Key Experimental Results¶
Main Results: Six Mainstream VLA Models¶
| Task Dimension | Model | L0-SR | L1-SR | L2-SR | L1+L2 Decline | Key Findings |
|---|---|---|---|---|---|---|
| Safety-StaticObstacles | \(\pi_0\) | 1.0 | 0.7 | 0.3 | 70% | Even the strongest model collapses at L2 |
| Safety-StaticObstacles | OpenVLA | 0.6 | 0.6 | 0.0 | 100% | Unable to handle L2 multiple obstacles |
| Distractor | \(\pi_0\) | 0.9 | 0.1 | 0.0 | 100% | Distractors significantly impact performance |
| Extrapolation-UnseenObjects | \(\pi_0\) | 0.8 | 0.5 | 0.0 | 100% | Total failure on unseen objects |
| Long Horizon | \(\pi_0\) | 0.9 | 0.0 | 0.0 | 100% | Incapable of composing skills |
Ablation Study¶
| Task Type | Perturbation Dim | W0 | W2 | W4 | Trend | Insight |
|---|---|---|---|---|---|---|
| StatePreservation | Language | 0.8 | 0.8 | 0.7 | Gentle | Relies on visual cues |
| StatePreservation | Visual | 0.8 | 0.7 | 0.1 | Steep drop | Collapse at V3+V4 |
| UnseenObjects | Language | 0.8 | 0.4 | 0.1 | Monotonic decr. | Requires true understanding |
| UnseenObjects | Visual | 0.8 | 0.5 | 0.0 | Steep drop | Visuals equally lethal |
VLM vs VLA Grounding Gap¶
| Visual Level | Qwen3-VL-8B Localization Acc. | VLA Average Drop |
|---|---|---|
| V0 | 100% | - |
| V1 | 100% | 13.5% |
| V2 | 100% | 24.0% |
| V3 | 96.7% | 30.5% |
| V4 | 93.3% | 50.5% |
Key Findings: Reveals "catastrophic forgetting"—fine-tuning causes VLAs to abandon general visual concepts.
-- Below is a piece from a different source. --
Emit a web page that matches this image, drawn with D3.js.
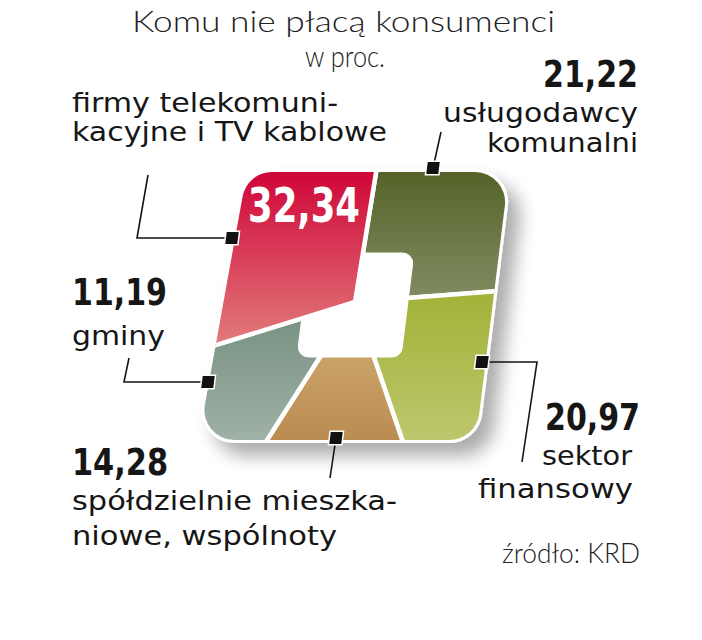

While the VLM only drops 6.7% at V4, VLAs drop 50.5%, suggesting the fine-tuning process causes the model to relearn inversions for specific pixel distributions rather than retaining robust representations.
Key Findings¶
- Memorization outperforms generalization: All models perform excellently at L0, but L1-L2 see universal drops of 50%-100%.
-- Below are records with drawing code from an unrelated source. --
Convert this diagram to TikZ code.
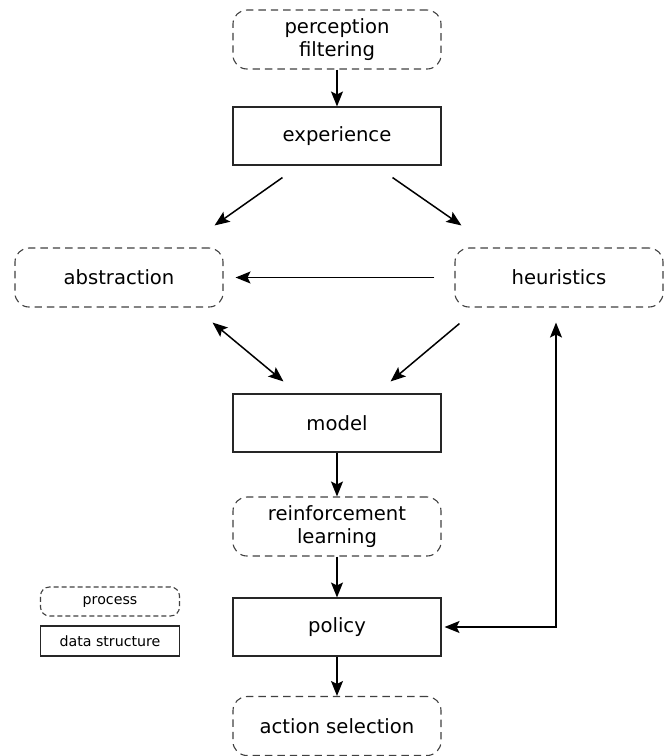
\documentclass[tikz,border=0pt]{standalone}
\usepackage{fontspec}
\setmainfont{DejaVu Sans}
\usetikzlibrary{arrows.meta,calc}
\begin{document}
\begin{tikzpicture}[x=0.5pt,y=-0.5pt,
  proc/.style={draw=black!75,line width=0.55pt,dash pattern=on 3.7pt off 2.5pt,rounded corners=7pt,minimum width=104pt,minimum height=29.5pt,align=center,inner sep=0pt,font=\fontsize{9.8}{11.8}\selectfont},
  data/.style={draw=black!85,line width=0.55pt,minimum width=104pt,minimum height=29pt,align=center,inner sep=0pt,font=\fontsize{9.8}{11.8}\selectfont},
  lproc/.style={proc,minimum width=69.5pt,minimum height=14.5pt,rounded corners=4.5pt,dash pattern=on 2.5pt off 1.5pt,font=\fontsize{7.1}{8.5}\selectfont},
  ldata/.style={data,minimum width=69.5pt,minimum height=15pt,font=\fontsize{7.1}{8.5}\selectfont},
  tip/.tip={Stealth[length=7.5pt,width=6pt,inset=1.5pt]},
  arr/.style={line width=0.75pt,-tip},
  darr/.style={line width=0.75pt,tip-tip}]
\useasboundingbox (0,0) rectangle (665,756);
\node[proc] (perc) at (337,39.5) {perception\\filtering};
\node[data] (exp) at (337,136) {experience};
\node[proc] (abs) at (119,277.5) {abstraction};
\node[proc] (heur) at (559,277.5) {heuristics};
\node[data] (model) at (337,423) {model};
\node[proc] (rl) at (337,526.5) {reinforcement\\learning};
\node[data] (pol) at (337,627) {policy};
\node[proc] (act) at (337,726) {action selection};
\node[lproc] (lp) at (110,601.5) {process};
\node[ldata] (ld) at (110,641) {data structure};

\draw[arr] (perc) -- (exp);
\draw[arr] ($(exp.south west)+(50,12)$) -- ($(abs.north east)+(-9,-22)$);
\draw[arr] ($(exp.south east)+(-49,12)$) -- ($(heur.north west)+(7,-22)$);
\draw[arr] ($(heur.west)+(-20,0)$) -- ($(abs.east)+(12,0)$);
\draw[darr] ($(abs.south east)+(-11,15)$) -- ($(model.north west)+(51,-12)$);
\draw[arr] ($(heur.south west)+(5,16)$) -- ($(model.north east)+(-51,-12)$);
\draw[arr] (model) -- (rl);
\draw[arr] (rl) -- (pol);
\draw[arr] (pol) -- (act);
\draw[darr] ($(pol.east)+(3,0)$) -| ($(heur.south)+(-3,15)$);
\end{tikzpicture}
\end{document}
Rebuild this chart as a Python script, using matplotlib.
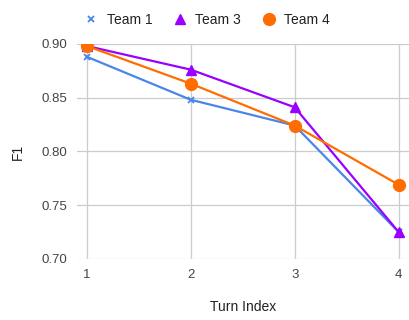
import matplotlib.pyplot as plt
from matplotlib.lines import Line2D

plt.rcParams['font.family'] = ['Liberation Sans', 'DejaVu Sans']

# F1 score per turn for each team
turns = [1, 2, 3, 4]
team1 = [0.888, 0.848, 0.824, 0.725]
team3 = [0.898, 0.876, 0.841, 0.725]
team4 = [0.898, 0.863, 0.824, 0.769]
yticks = [0.70, 0.75, 0.80, 0.85, 0.90]

fig = plt.figure(figsize=(4.09, 3.2), dpi=100)
ax = fig.add_axes([0.188, 0.191, 0.812, 0.672])

styles = [
    ('Team 1', team1, '#4a86e8', 'x', 5, 1.3),
    ('Team 3', team3, '#9900ff', '^', 6.5, 1.0),
    ('Team 4', team4, '#ff6d01', 'o', 8.5, 1.0),
]
handles = []
for name, vals, c, m, ms, mew in styles:
    ax.plot(turns, vals, color=c, lw=1.6, marker=m, ms=ms, mew=mew, zorder=3)
    handles.append(Line2D([], [], color=c, ls='none', marker=m, ms=ms, mew=mew, label=name))

ax.set_xlim(0.905, 4.1)
ax.set_ylim(0.70, 0.90)
ax.set_xticks(turns)
ax.set_yticks(yticks)
ax.set_yticklabels([f'{v:.2f}' for v in yticks])
ax.grid(True, color='#cccccc', lw=0.9)
ax.set_axisbelow(True)
for s in ax.spines.values():
    s.set_visible(False)
ax.tick_params(length=0, labelsize=9.5, colors='#444444', pad=7)

# axis titles placed in figure coordinates
fig.text(0.044, 0.525, 'F1', rotation=90, ha='center', va='center',
         fontsize=10, color='#222222')
fig.text(0.594, 0.04, 'Turn Index', ha='center', va='center',
         fontsize=10, color='#222222')

fig.legend(handles=handles, loc='upper center', bbox_to_anchor=(0.508, 1.0), ncol=3,
           frameon=False, fontsize=10, handlelength=0.8, handletextpad=0.7,
           columnspacing=1.6, labelcolor='#222222')

fig.savefig('out.png', dpi=100)
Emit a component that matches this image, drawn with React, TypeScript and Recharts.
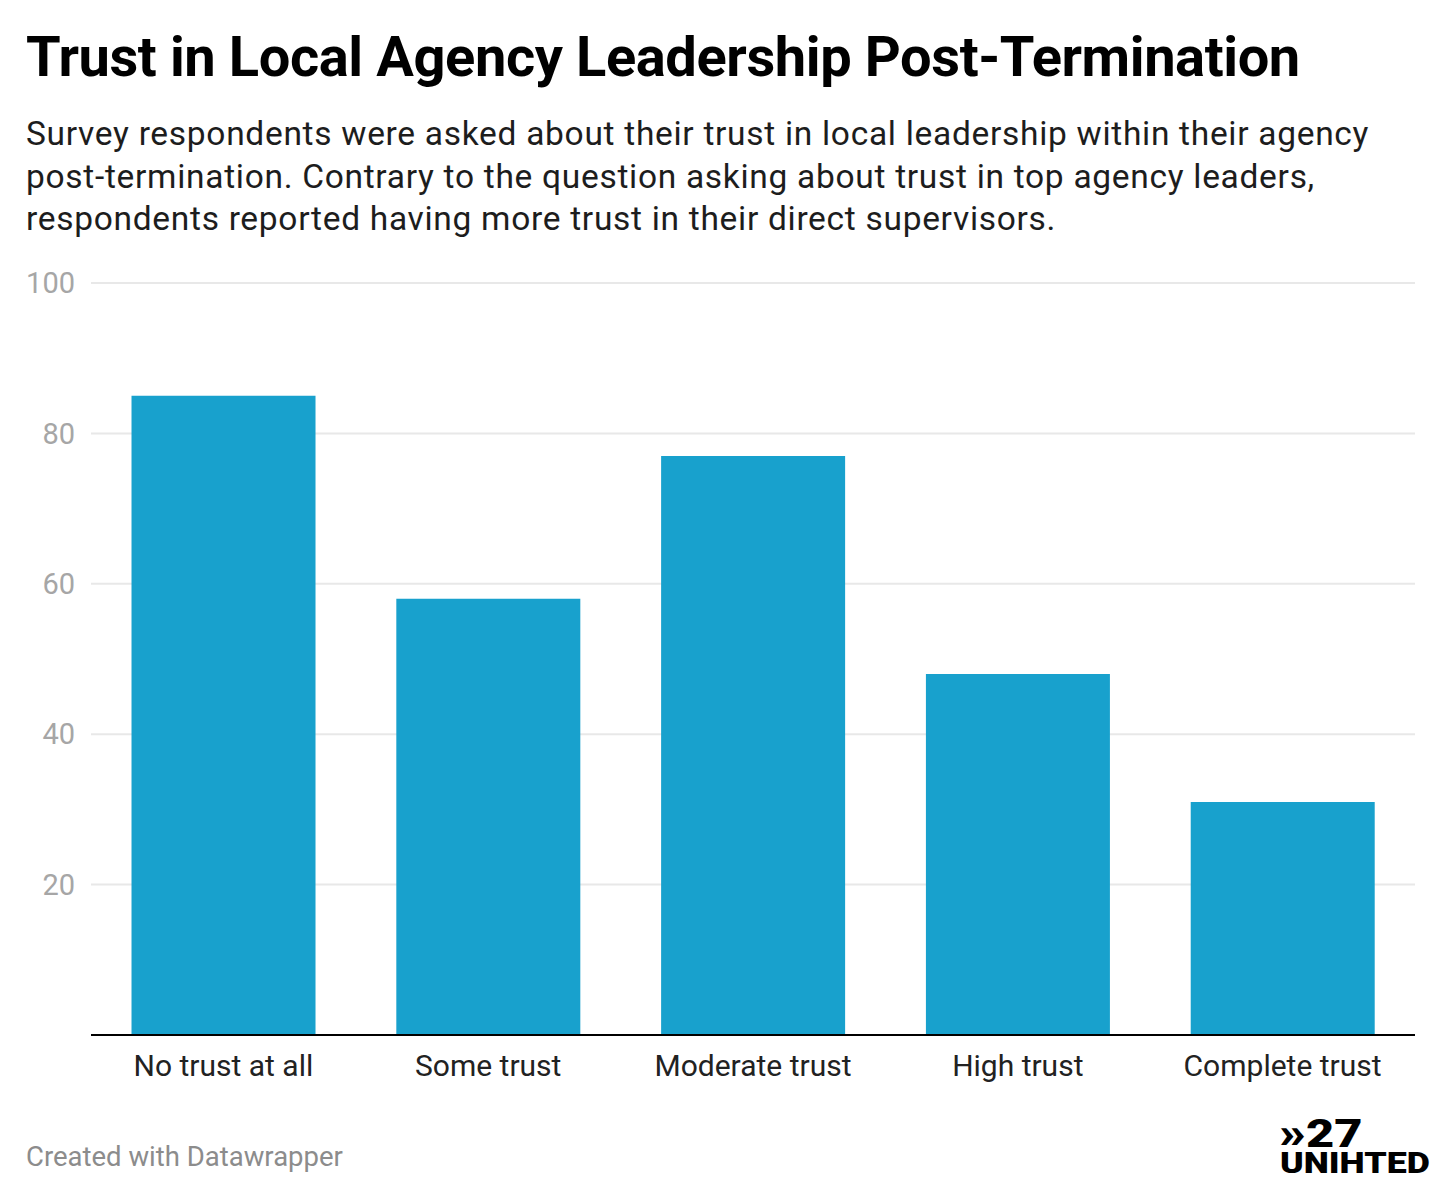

- Rampant visual shortcuts: \(\pi_0\) performance on StatePreservation tasks drops from 0.8 to 0.2 by level V3.
- Lack of semantic understanding: Language perturbations lead to a monotonic decrease in UnseenObjects performance (0.8 → 0.1).
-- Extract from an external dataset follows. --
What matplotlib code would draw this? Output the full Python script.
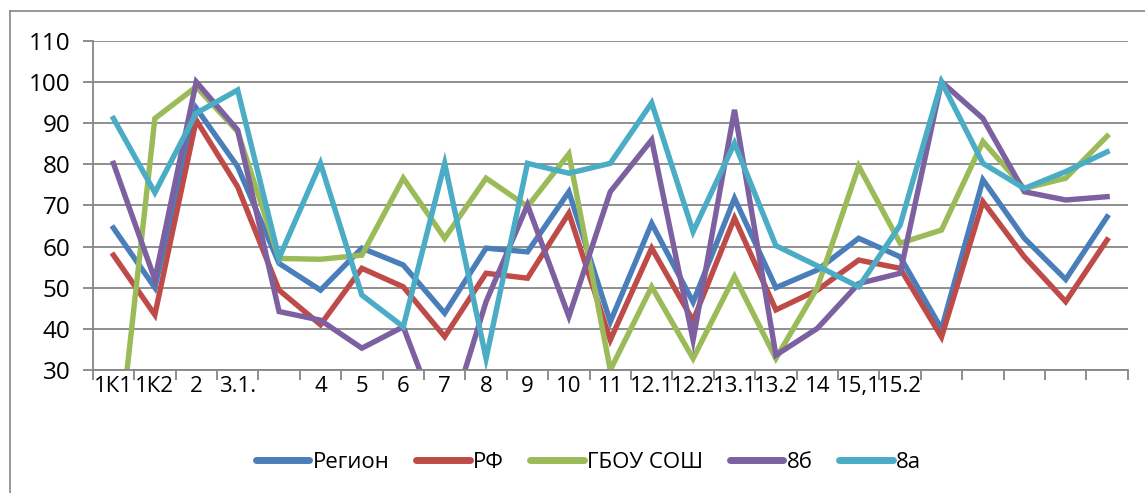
import matplotlib
matplotlib.use("Agg")
import matplotlib.pyplot as plt
from matplotlib.lines import Line2D
import numpy as np

plt.rcParams['font.family'] = ['Open Sans', 'DejaVu Sans']

# categories (last five have no label)
labels = ["1К1", "1К2", "2", "3.1.", "", "4", "5", "6", "7", "8", "9", "10", "11",
          "12.1", "12.2", "13.1", "13.2", "14", "15,1", "15.2", "", "", "", "", ""]

region = [64.5, 50, 93.6, 79.4, 55.9, 49.4, 59.6, 55.5, 43.8, 59.6, 58.7, 73.3, 41.7,
          65.6, 46.5, 71.7, 50, 54.3, 62, 57.5, 40, 76.2, 62, 52, 67.2]
rf = [57.9, 43.4, 90.7, 74.5, 49.4, 41, 54.7, 50.2, 38.1, 53.5, 52.3, 68.1, 37.3,
      59.6, 42, 66.9, 44.6, 49.4, 56.7, 54.7, 38, 70.9, 57.5, 46.6, 61.6]
gbou = [0, 91.1, 98.8, 87.9, 57.1, 56.9, 57.9, 76.6, 62, 76.6, 69.7, 82.5, 30,
        50.2, 32.8, 52.7, 32.8, 50, 79.5, 60.8, 64, 85.5, 74.1, 76.6, 86.8]
cls_8b = [80.2, 52, 100, 88.3, 44.2, 42.1, 35.3, 40.5, 14, 46.6, 70.1, 43, 73.3,
          85.9, 37.3, 93.2, 33.6, 40.1, 51, 53.5, 100, 91.1, 73.3, 71.3, 72.1]
cls_8a = [91.1, 73.1, 92.4, 98, 57.2, 80.2, 48.2, 40.5, 80.2, 32.8, 80.2, 77.8, 80.2,
          94.9, 63.6, 85.1, 60.2, 55.3, 50.2, 65.2, 100, 80.2, 74.1, 78.2, 83]

series = [("Регион", region, "#4A7EBB"),
          ("РФ", rf, "#BE4B48"),
          ("ГБОУ СОШ", gbou, "#9BBB59"),
          ("8б", cls_8b, "#7D60A0"),
          ("8а", cls_8a, "#4BACC6")]

fig = plt.figure(figsize=(11.45, 4.93), dpi=100)
ax = fig.add_axes([0.081, 0.2495, 0.904, 0.668])

x = np.arange(len(labels))
for name, vals, col in series:
    ax.plot(x, vals, color=col, lw=3.9, label=name, solid_joinstyle='miter')

grid_col = "#868686"
ax.set_xlim(-0.5, len(labels) - 0.5)
ax.set_ylim(30, 110)
ax.set_yticks(range(30, 111, 10))
ax.yaxis.grid(True, color=grid_col, lw=1.3)
ax.set_axisbelow(True)

# category boundaries carry the ticks, labels sit at centres
ax.set_xticks(np.arange(-0.5, len(labels)), minor=False)
ax.set_xticklabels([])
ax.set_xticks(x, minor=True)
ax.set_xticklabels(labels, minor=True, fontsize=16)
ax.tick_params(axis='x', which='minor', length=0, pad=4)
ax.tick_params(axis='x', which='major', length=7, color=grid_col, width=1.3)
ax.tick_params(axis='y', length=7, color=grid_col, width=1.3, labelsize=17.5, pad=9)

for s in ['top', 'right']:
    ax.spines[s].set_visible(False)
for s in ['left', 'bottom']:
    ax.spines[s].set_color(grid_col)
    ax.spines[s].set_linewidth(1.3)

leg = fig.legend(loc='center', bbox_to_anchor=(0.514, 0.062), ncol=5, frameon=False,
                 fontsize=16, handlelength=2.4, columnspacing=1.2, handletextpad=0.15)
for h in leg.get_lines():
    h.set_linewidth(5)
    h.set_solid_capstyle('round')

# chart frame
fig.add_artist(Line2D([10 / 1145, 10 / 1145], [0, 1 - 11 / 493], color=grid_col, lw=1.2))
fig.add_artist(Line2D([10 / 1145, 1], [1 - 11 / 493, 1 - 11 / 493], color=grid_col, lw=1.2))

fig.savefig("out.png", dpi=100)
- Sim-to-Real validation: Performance degradation (60% → 3.3%) and safety violations (0/10 → 4/10) from L0 to L2 were largely reproduced on real Franka robots.
Highlights & Insights¶
- Power of Three-Axis Orthogonal Design: Each dimension is independent yet orthogonal, allowing for the precise isolation of failure causes.
- Innovation with CBDDL + CC Metrics: Safety is directly integrated into the benchmark definition, with cumulative costs effectively penalizing instantaneous hazards and end-state failures.
- WordNet-driven Principled Language Perturbation: More natural and controllable compared to random rewriting or template transformations.
- Rigorous Sim-to-Real Validation: Verifies the transferability of simulation results on physical Franka robots.
- Rank Reversal Phenomenon: Different difficulty levels yielding different optimal models indicates that each level provides non-redundant insights.
Limitations & Future Work¶
- VLA-Arena is based on MuJoCo simulation, with limited coverage of real-world scenarios.
- The dataset scale is insufficient to completely eliminate the data influence of fine-tuning.
- Keyword replacement is based on WordNet, with limited support for non-English languages.
- The "skill composition" in the long-horizon dimension is relatively simple (maximum of 3 sub-skills).
- Improvements: Multi-embodiment learning; dynamic environments; open-vocabulary tasks; online learning evaluation.
Related Work & Insights¶
- vs LIBERO/RoboCase: Ours introduces a "Three-Axis Difficulty Space" and a safety dimension, significantly enhancing diagnostic capabilities.
- vs VLABench: VLABench emphasizes language diversity but task design is flat; VLA-Arena decomposes via orthogonal dimensions.
- vs LIBERO-Pro/Plus: Ours is more systematic, featuring hierarchical diagnostics not only for the visual dimension (V0-V4) but also for the language dimension (W0-W4).
- Insight: Benchmark design should upgrade from asking "what can it do" to "where are the boundaries"; safety should be a first-class citizen in benchmarks.
Rating¶
- Novelty: ⭐⭐⭐⭐⭐ Pioneers the combination of a "Three-Axis Orthogonal Difficulty Space" and "W/V Perturbation Diagnostic Probes."
- Experimental Thoroughness: ⭐⭐⭐⭐⭐ 6 mainstream VLAs + 170 tasks + real Franka validation + detailed ablations.
- Writing Quality: ⭐⭐⭐⭐⭐ Clear logic with well-designed figures and tables.
- Value: ⭐⭐⭐⭐⭐ Provides a structural impact on the VLA community.